> Set task:
Drop every picture. Then return, exactly, the lines from the beginning of the listing below through the one containing "marker_sizes = [9, 9, 11, 10]".

> Given information:

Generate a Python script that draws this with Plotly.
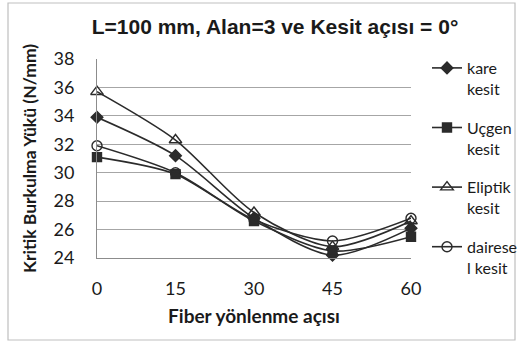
import plotly.graph_objects as go

# Fibre orientation angles (degrees)
angles = [0, 15, 30, 45, 60]

# Critical buckling load (N/mm) per cross-section type
kare = [33.9, 31.2, 26.8, 24.2, 26.1]
ucgen = [31.1, 29.9, 26.6, 24.5, 25.5]
eliptik = [35.7, 32.3, 27.2, 24.8, 26.6]
dairesel = [31.9, 30.0, 26.7, 25.2, 26.8]

series_names = ["kare<br>kesit", "Uçgen<br>kesit", "Eliptik<br>kesit", "dairese<br>l kesit"]
series_values = [kare, ucgen, eliptik, dairesel]
symbols = ["diamond", "square", "triangle-up-open", "circle-open"]
marker_sizes = [9, 9, 11, 10]

W, H = 519, 346
L, R, T, B = 97, 108, 59, 88
pw, ph = W - L - R, H - T - B

line_col = "#2b2b2b"
fig = go.Figure()
for i, (name, vals) in enumerate(zip(series_names, series_values)):
    fig.add_trace(go.Scatter(
        x=angles, y=vals, name=name, mode="lines+markers",
        line=dict(color=line_col, width=1.6, shape="spline", smoothing=0.8),
        marker=dict(symbol=symbols[i], size=marker_sizes[i], color=line_col,
                    line=dict(color=line_col, width=1.4)),
        legendgroup=f"g{i}", cliponaxis=False,
    ))


def px_x(px):
    return (px - L) / pw


def px_y(py):
    return (H - B - py) / ph


fig.update_layout(
    width=W, height=H,
    margin=dict(l=L, r=R, t=T, b=B, autoexpand=False),
    paper_bgcolor="white", plot_bgcolor="white",
    font=dict(family="Lato, Open Sans, sans-serif", color="#1a1a1a"),
    title=dict(text="<b>L=100 mm, Alan=3 ve Kesit açısı = 0°</b>",
               font=dict(family="Liberation Sans, Arial, sans-serif", size=21, color="#1a1a1a"),
               x=275 / W, xanchor="center", y=1 - 27 / H, yanchor="middle"),
    xaxis=dict(range=[0, 60], tickvals=angles, ticktext=[str(a) for a in angles],
               showgrid=False, zeroline=False, showline=True, linecolor="#8c8c8c",
               linewidth=1, ticks="", tickfont=dict(size=18), ticklabelstandoff=14,
               title=dict(text="<b>Fiber yönlenme açısı</b>", font=dict(size=19), standoff=12)),
    yaxis=dict(range=[24, 38], dtick=2, showgrid=True, gridcolor="#a6a6a6", gridwidth=1,
               zeroline=False, showline=True, linecolor="#8c8c8c", linewidth=1,
               tickfont=dict(size=18), ticks="", ticklabelstandoff=18,
               title=dict(text="<b>Kritik Burkulma Yükü (N/mm)</b>", font=dict(size=17.5), standoff=12)),
    legend=dict(x=px_x(427), xanchor="left", y=px_y(51), yanchor="top",
                font=dict(size=16, color="#1a1a1a"), valign="top",
                tracegroupgap=15, itemwidth=30, maxheight=290,
                bgcolor="rgba(0,0,0,0)"),
    shapes=[dict(type="rect", xref="paper", yref="paper",
                 x0=px_x(8), x1=px_x(515), y0=px_y(340), y1=px_y(3),
                 line=dict(color="#bfbfbf", width=1.2), layer="below")],
)

fig.write_html("out.html")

> Final result:
Generate a Python script that draws this with Plotly.
import plotly.graph_objects as go

# Fibre orientation angles (degrees)
angles = [0, 15, 30, 45, 60]

# Critical buckling load (N/mm) per cross-section type
kare = [33.9, 31.2, 26.8, 24.2, 26.1]
ucgen = [31.1, 29.9, 26.6, 24.5, 25.5]
eliptik = [35.7, 32.3, 27.2, 24.8, 26.6]
dairesel = [31.9, 30.0, 26.7, 25.2, 26.8]

series_names = ["kare<br>kesit", "Uçgen<br>kesit", "Eliptik<br>kesit", "dairese<br>l kesit"]
series_values = [kare, ucgen, eliptik, dairesel]
symbols = ["diamond", "square", "triangle-up-open", "circle-open"]
marker_sizes = [9, 9, 11, 10]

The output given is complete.